# start of Records provided

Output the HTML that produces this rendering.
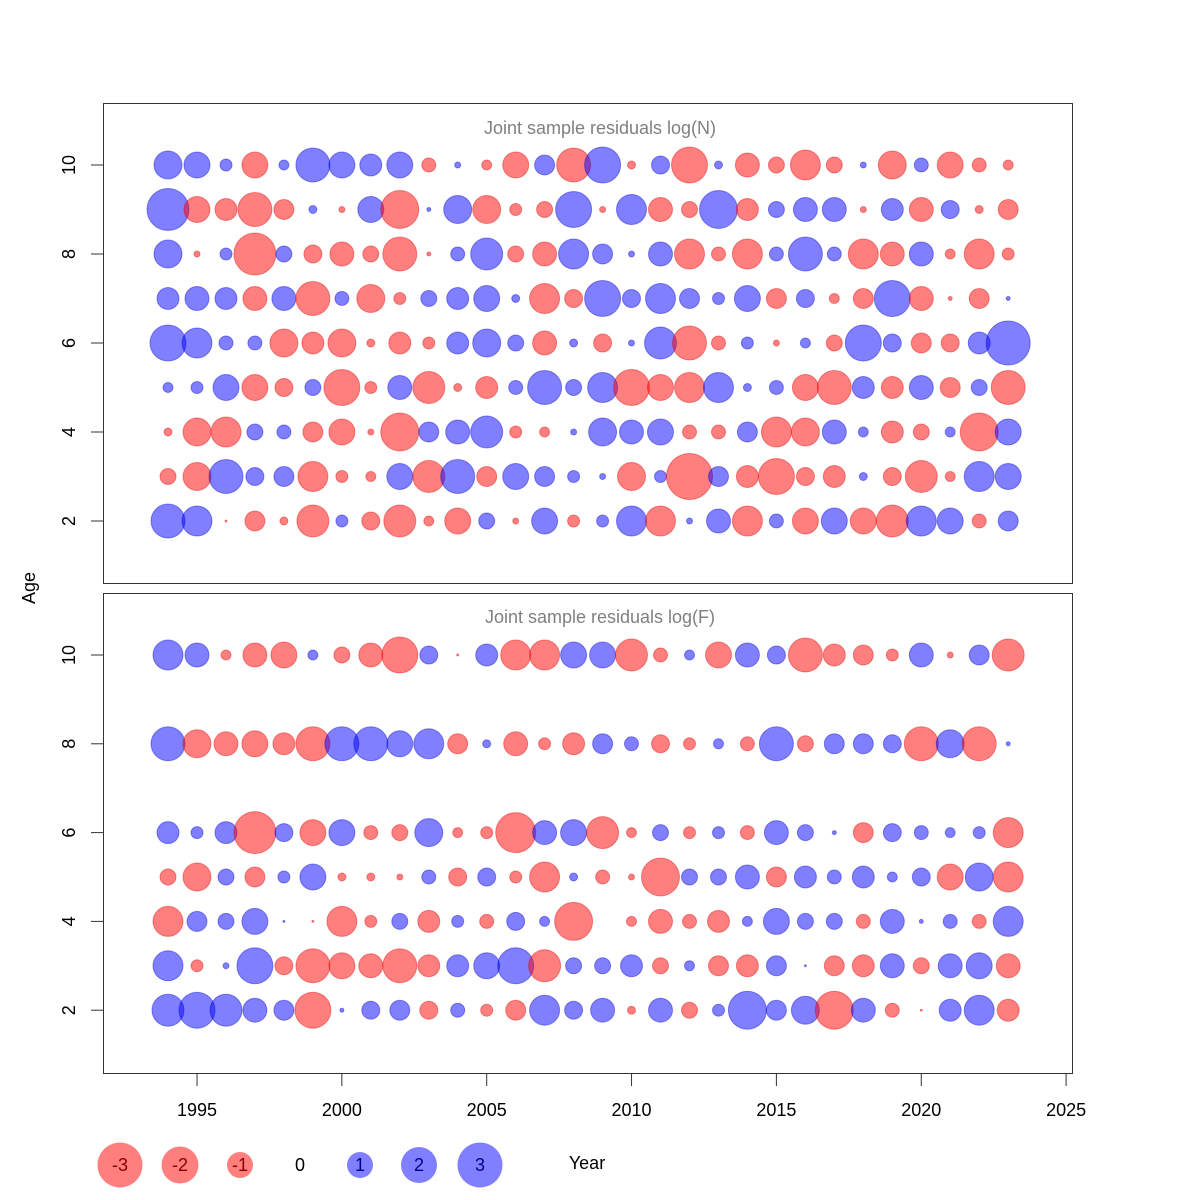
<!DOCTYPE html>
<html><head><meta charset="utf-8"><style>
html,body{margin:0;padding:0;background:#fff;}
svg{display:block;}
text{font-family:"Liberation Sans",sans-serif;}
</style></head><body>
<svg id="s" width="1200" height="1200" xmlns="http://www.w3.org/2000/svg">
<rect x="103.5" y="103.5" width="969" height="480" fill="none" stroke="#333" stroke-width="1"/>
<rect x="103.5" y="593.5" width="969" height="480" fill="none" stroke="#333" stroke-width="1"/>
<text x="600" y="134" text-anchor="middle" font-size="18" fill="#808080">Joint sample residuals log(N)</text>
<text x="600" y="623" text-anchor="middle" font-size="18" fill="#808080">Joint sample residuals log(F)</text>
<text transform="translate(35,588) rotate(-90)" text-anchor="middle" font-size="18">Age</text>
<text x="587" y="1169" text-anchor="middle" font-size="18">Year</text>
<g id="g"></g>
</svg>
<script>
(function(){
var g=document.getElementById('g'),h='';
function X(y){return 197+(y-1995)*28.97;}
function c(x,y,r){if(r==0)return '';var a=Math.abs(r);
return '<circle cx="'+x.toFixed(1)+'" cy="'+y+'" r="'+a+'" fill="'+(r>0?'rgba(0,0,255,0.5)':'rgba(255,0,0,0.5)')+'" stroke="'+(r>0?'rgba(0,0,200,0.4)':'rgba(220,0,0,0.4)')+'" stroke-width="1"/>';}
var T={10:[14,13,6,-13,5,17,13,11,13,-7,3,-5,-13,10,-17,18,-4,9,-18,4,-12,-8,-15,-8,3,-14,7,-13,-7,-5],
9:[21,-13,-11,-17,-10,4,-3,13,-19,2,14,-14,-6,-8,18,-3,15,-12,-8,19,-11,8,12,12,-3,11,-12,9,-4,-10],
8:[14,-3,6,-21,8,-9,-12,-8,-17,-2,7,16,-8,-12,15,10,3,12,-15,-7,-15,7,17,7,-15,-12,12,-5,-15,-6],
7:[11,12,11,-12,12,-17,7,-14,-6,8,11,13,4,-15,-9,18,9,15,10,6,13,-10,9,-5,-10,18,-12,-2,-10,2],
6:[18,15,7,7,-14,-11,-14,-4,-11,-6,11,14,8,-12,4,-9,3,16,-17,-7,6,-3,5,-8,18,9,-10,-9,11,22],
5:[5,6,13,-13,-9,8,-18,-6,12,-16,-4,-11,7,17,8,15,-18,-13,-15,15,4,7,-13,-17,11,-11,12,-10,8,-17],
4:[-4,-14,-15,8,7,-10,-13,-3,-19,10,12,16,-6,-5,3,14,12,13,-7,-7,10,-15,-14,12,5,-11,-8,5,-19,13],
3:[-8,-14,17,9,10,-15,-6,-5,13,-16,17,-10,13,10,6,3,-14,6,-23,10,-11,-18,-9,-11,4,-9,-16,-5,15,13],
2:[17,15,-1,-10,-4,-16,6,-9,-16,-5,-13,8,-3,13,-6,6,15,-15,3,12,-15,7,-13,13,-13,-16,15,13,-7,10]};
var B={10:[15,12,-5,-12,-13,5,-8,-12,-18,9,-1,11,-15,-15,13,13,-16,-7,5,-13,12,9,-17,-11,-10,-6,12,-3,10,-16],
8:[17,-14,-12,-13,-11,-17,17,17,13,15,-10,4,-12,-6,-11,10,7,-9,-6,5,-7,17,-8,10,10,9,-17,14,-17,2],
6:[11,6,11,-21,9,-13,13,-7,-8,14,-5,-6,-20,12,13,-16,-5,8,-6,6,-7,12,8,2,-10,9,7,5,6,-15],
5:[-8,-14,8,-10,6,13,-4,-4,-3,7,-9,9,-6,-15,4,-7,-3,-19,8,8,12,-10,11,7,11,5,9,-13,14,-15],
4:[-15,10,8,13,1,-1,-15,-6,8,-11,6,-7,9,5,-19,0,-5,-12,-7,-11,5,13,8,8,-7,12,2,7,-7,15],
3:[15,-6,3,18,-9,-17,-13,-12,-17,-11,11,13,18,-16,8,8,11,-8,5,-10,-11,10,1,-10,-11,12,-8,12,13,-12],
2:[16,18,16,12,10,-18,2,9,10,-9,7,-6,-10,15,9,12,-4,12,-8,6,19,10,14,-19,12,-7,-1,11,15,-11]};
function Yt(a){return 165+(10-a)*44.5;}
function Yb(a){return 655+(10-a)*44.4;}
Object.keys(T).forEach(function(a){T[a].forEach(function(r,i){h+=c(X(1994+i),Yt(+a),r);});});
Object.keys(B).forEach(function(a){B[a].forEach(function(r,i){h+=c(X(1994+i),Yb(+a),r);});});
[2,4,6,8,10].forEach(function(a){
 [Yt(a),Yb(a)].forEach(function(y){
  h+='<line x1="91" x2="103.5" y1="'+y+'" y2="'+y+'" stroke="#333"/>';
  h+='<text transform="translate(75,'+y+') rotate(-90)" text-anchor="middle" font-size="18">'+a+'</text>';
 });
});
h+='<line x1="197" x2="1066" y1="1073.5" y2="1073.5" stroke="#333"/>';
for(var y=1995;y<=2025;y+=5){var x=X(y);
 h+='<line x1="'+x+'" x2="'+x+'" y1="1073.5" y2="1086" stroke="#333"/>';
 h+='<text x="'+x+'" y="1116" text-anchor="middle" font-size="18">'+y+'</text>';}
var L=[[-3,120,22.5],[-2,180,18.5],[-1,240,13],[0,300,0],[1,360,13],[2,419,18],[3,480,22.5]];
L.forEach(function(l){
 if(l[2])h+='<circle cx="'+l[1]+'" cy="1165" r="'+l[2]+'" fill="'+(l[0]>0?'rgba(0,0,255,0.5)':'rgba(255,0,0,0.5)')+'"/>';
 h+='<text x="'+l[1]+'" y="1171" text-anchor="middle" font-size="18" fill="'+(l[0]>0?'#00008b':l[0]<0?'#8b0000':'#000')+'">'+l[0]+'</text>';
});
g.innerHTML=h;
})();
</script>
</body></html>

# end of Records provided
# start of Records provided

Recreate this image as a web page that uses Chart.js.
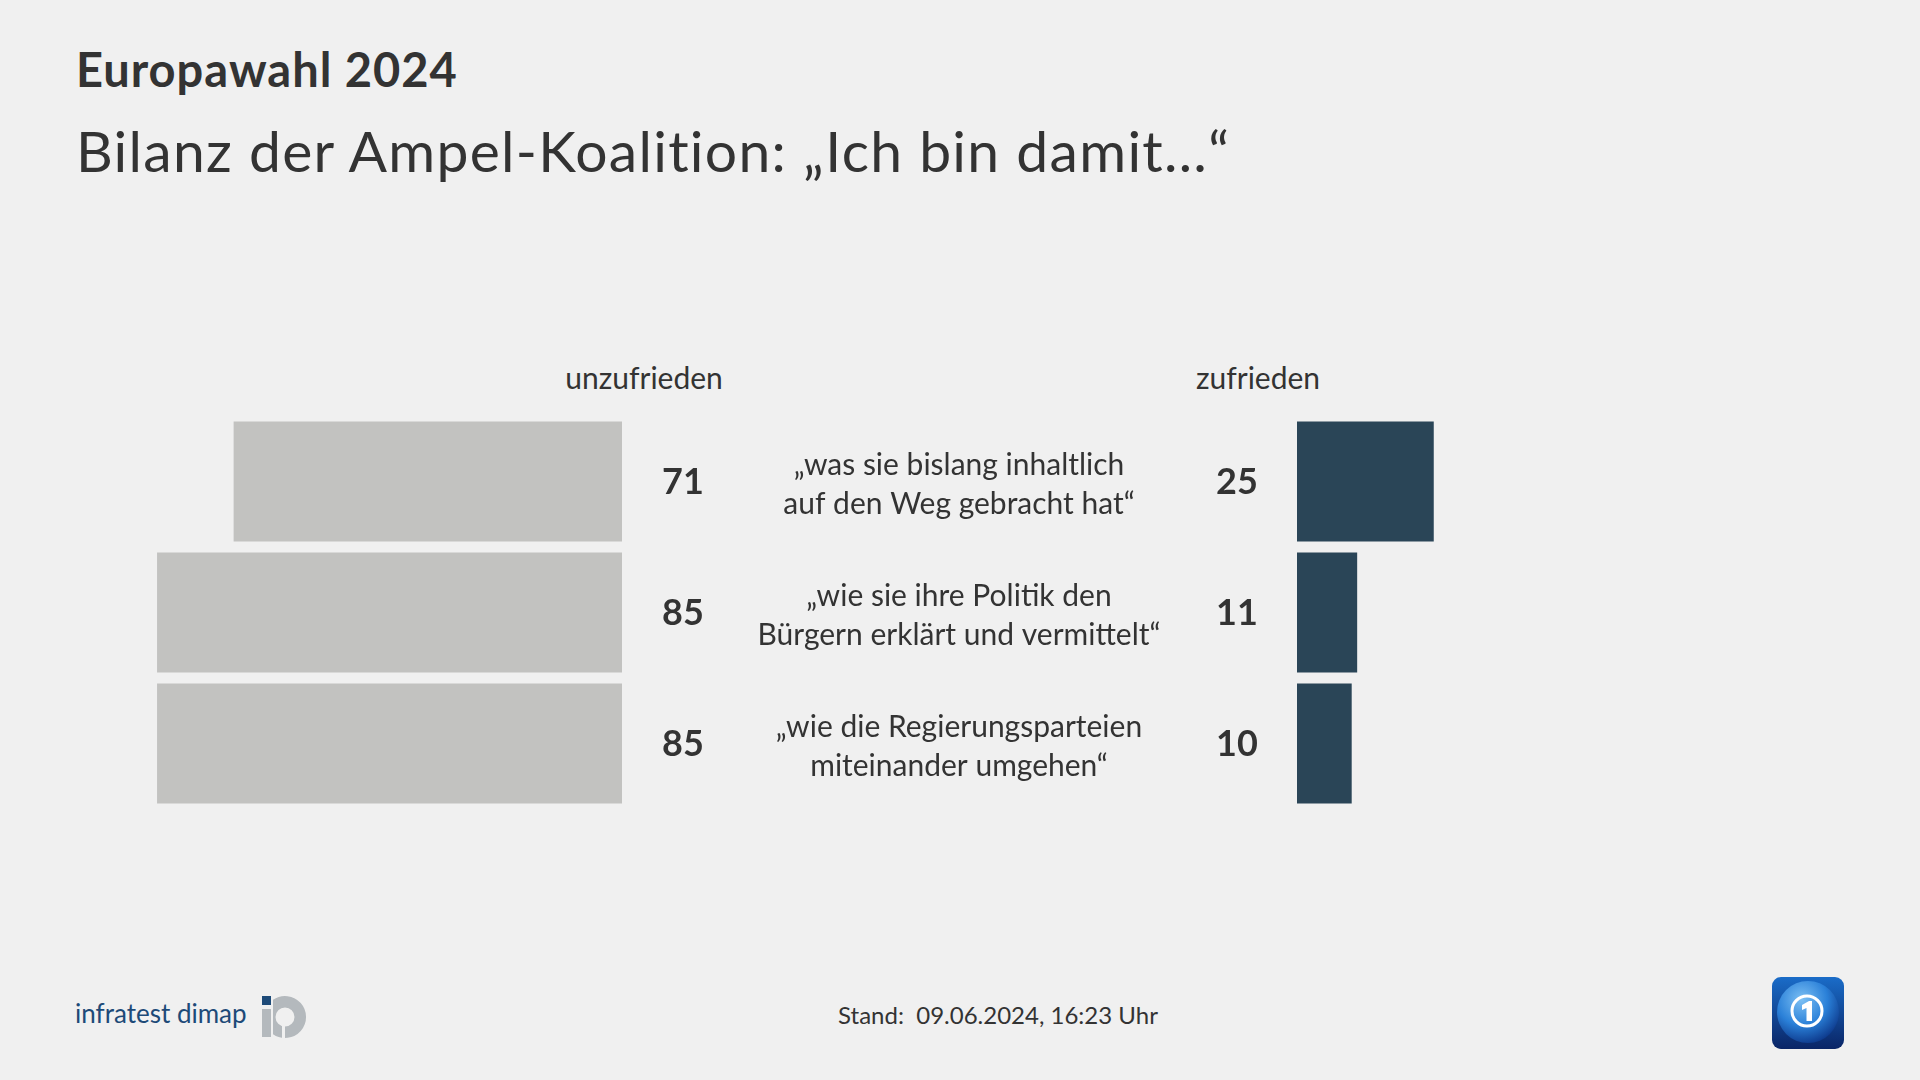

# end of Records provided

*Stated task*
Show each line in the entries that holds the string "this".

*Full output*
Output the HTML that produces this rendering.
Recreate this image as a web page that uses Chart.js.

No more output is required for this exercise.